Jean-Eugène MOCK et son rapport à Dieu (commentaires et résumé)

 

Jean-Eugène Mock dévoile aussi sa relation profonde et tourmentée à Dieu, empreinte de foi, de colère, voire d’ironie. Ce rapport complexe évolue au fil des pages, à mesure que s’accumulent les souffrances et les pertes.

Au début du conflit, Mock exprime une confiance modérée en Dieu. Il cherche dans la foi un appui pour supporter les épreuves, tout en gardant une distance critique face aux discours religieux de son époque. Il écrit par exemple : « Mais c’est en Dieu qu’il faut avoir confiance, disent les uns, soient-ils de grands hommes. » Ces mots montrent qu’il ne rejette pas la foi, mais reste lucide sur la manière dont elle est utilisée, parfois à des fins politiques.

Il critique également ceux qui manipulent Dieu à des fins politiques. À propos de Bismarck, il écrit : « Bismarck a dit : ‘Nous autres Allemands ne craignons sur cette terre personne, et rien que Dieu.’ Pourquoi craignait-il Dieu, lui, Bismarck ? Sans doute il avait ses raisons. Moi je lui réponds, moi je ne crains pas Dieu, mais sur cette terre les méchants hommes, les faussaires de dépêches. » Cette déclaration souligne la lucidité de Mock : pour lui, ce sont les hommes, non Dieu, qui sont à craindre, surtout lorsqu’ils se servent de la religion pour masquer leurs ambitions.

À cela s’ajoute une ironie amère envers les discours officiels, notamment ceux des autorités allemandes qui invoquent Dieu pour justifier la guerre. Mock se moque des prières comme « Gott schütze unsere Truppen » (Dieu protège nos troupes), qu’il juge hypocrites. Il s’indigne aussi du sort réservé aux cloches d’église, autrefois appelant à la prière, désormais fondues pour fabriquer des canons : « Pauvres cloches, vous à qui votre heureuse destinée était d’appeler les fidèles à la prière dans un lieu saint, voilà que votre destinée est de tuer, de massacrer ce même monde, son prochain. »
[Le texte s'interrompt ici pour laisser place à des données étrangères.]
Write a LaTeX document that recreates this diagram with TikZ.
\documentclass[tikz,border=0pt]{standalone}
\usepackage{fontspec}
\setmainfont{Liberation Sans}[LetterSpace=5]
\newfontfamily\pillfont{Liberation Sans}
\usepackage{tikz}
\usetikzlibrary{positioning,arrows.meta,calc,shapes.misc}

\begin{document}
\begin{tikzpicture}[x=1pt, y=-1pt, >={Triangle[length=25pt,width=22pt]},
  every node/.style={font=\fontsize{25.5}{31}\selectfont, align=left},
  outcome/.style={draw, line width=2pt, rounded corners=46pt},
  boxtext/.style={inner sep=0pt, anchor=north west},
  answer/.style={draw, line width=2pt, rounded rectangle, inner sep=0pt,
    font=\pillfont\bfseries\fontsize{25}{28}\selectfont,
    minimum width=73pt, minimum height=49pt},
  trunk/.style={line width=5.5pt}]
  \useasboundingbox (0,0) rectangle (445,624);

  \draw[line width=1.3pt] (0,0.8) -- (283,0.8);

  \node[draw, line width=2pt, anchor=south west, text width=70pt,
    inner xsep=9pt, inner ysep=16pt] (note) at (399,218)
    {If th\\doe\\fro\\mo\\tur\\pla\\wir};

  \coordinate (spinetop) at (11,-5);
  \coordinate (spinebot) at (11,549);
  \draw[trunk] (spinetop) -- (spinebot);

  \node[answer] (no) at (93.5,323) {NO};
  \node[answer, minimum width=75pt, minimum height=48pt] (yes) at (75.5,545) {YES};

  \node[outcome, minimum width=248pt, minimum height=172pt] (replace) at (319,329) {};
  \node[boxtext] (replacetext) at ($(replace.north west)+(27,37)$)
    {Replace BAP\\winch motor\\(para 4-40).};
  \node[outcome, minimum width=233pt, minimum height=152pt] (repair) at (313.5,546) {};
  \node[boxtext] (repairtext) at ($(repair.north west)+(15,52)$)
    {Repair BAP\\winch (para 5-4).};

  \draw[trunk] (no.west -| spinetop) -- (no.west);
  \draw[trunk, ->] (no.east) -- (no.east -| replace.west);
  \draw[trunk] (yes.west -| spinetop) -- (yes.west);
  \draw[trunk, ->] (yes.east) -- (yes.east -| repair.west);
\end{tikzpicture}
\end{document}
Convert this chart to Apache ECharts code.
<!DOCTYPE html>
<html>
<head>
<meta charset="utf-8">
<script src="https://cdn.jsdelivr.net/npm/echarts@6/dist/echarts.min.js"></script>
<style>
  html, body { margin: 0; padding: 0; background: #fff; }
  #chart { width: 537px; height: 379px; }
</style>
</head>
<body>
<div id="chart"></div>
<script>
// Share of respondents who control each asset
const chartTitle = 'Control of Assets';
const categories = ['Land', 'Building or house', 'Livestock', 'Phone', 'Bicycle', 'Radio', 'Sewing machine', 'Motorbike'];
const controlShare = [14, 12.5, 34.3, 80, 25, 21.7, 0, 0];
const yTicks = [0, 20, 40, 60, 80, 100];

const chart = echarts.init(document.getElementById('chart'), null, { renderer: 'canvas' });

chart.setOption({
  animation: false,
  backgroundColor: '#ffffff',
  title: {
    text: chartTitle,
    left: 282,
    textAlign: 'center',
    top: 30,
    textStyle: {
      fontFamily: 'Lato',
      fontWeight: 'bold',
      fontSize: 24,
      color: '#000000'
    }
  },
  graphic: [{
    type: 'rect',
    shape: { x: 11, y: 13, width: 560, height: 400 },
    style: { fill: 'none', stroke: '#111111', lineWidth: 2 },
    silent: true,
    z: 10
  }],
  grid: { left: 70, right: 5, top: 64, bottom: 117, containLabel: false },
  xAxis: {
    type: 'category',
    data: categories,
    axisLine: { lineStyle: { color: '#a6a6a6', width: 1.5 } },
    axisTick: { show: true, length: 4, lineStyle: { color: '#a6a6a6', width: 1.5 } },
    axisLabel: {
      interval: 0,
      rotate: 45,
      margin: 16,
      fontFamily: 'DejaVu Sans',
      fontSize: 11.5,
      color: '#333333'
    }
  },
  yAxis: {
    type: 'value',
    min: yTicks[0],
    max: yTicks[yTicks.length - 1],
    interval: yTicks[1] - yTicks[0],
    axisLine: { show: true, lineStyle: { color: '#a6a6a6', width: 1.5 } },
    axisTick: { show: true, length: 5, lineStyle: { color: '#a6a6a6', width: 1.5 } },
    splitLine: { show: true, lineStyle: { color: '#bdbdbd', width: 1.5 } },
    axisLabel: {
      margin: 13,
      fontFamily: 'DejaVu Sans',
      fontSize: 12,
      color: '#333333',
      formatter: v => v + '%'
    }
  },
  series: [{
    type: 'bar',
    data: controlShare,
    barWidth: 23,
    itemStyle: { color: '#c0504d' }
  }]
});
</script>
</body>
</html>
Cependant, plus la guerre progresse, plus sa douleur prend le dessus. Lorsqu’il perd son fils cadet, Charlot, en 1918, il laisse éclater sa révolte. Il écrit avec indignation : « Et le bon Dieu peut voir cette grande tuerie, ce grand meurtre ? Ce même bon Dieu peut voir encore comme ces Teutons détruisent et violent des pays entiers – ces peuples de barbares, ces voleurs de grands chemins, etc. » Cette interrogation tragique montre combien la foi de Mock est ébranlée. Il ne comprend pas comment Dieu peut rester silencieux devant tant d’injustice.

Pourtant, malgré sa révolte, Mock ne renonce jamais complètement à sa foi. Dans ses moments de doute, il continue de s’adresser à Dieu, avec l’espoir qu’une justice divine finira par s’imposer. Il écrit ainsi : « Notre bon Dieu va-t-il bien se réveiller et tirer l’oreille à cet empereur, qui se nomme ‘Saint Empereur’ et qui se sent appeler à représenter Dieu, Jésus et Saint Esprit, etc. » On sent dans ces mots une espérance persistante, fragile mais tenace, que le mal sera puni et que la vérité triomphera.

Le rapport de Jean-Eugène Mock à Dieu reflète ainsi les tourments d’un homme pris dans une guerre qu’il n’a pas choisie. Tantôt refuge, tantôt figure silencieuse, Dieu devient pour lui un miroir de ses luttes intérieures. À travers ses doutes, sa colère, ses prières et son ironie, Mock nous offre un témoignage profondément humain, où la foi vacille mais ne s’éteint jamais. Ce dialogue constant avec le divin montre combien, même dans les heures les plus sombres, l’homme continue de chercher un sens, une lumière, un espoir.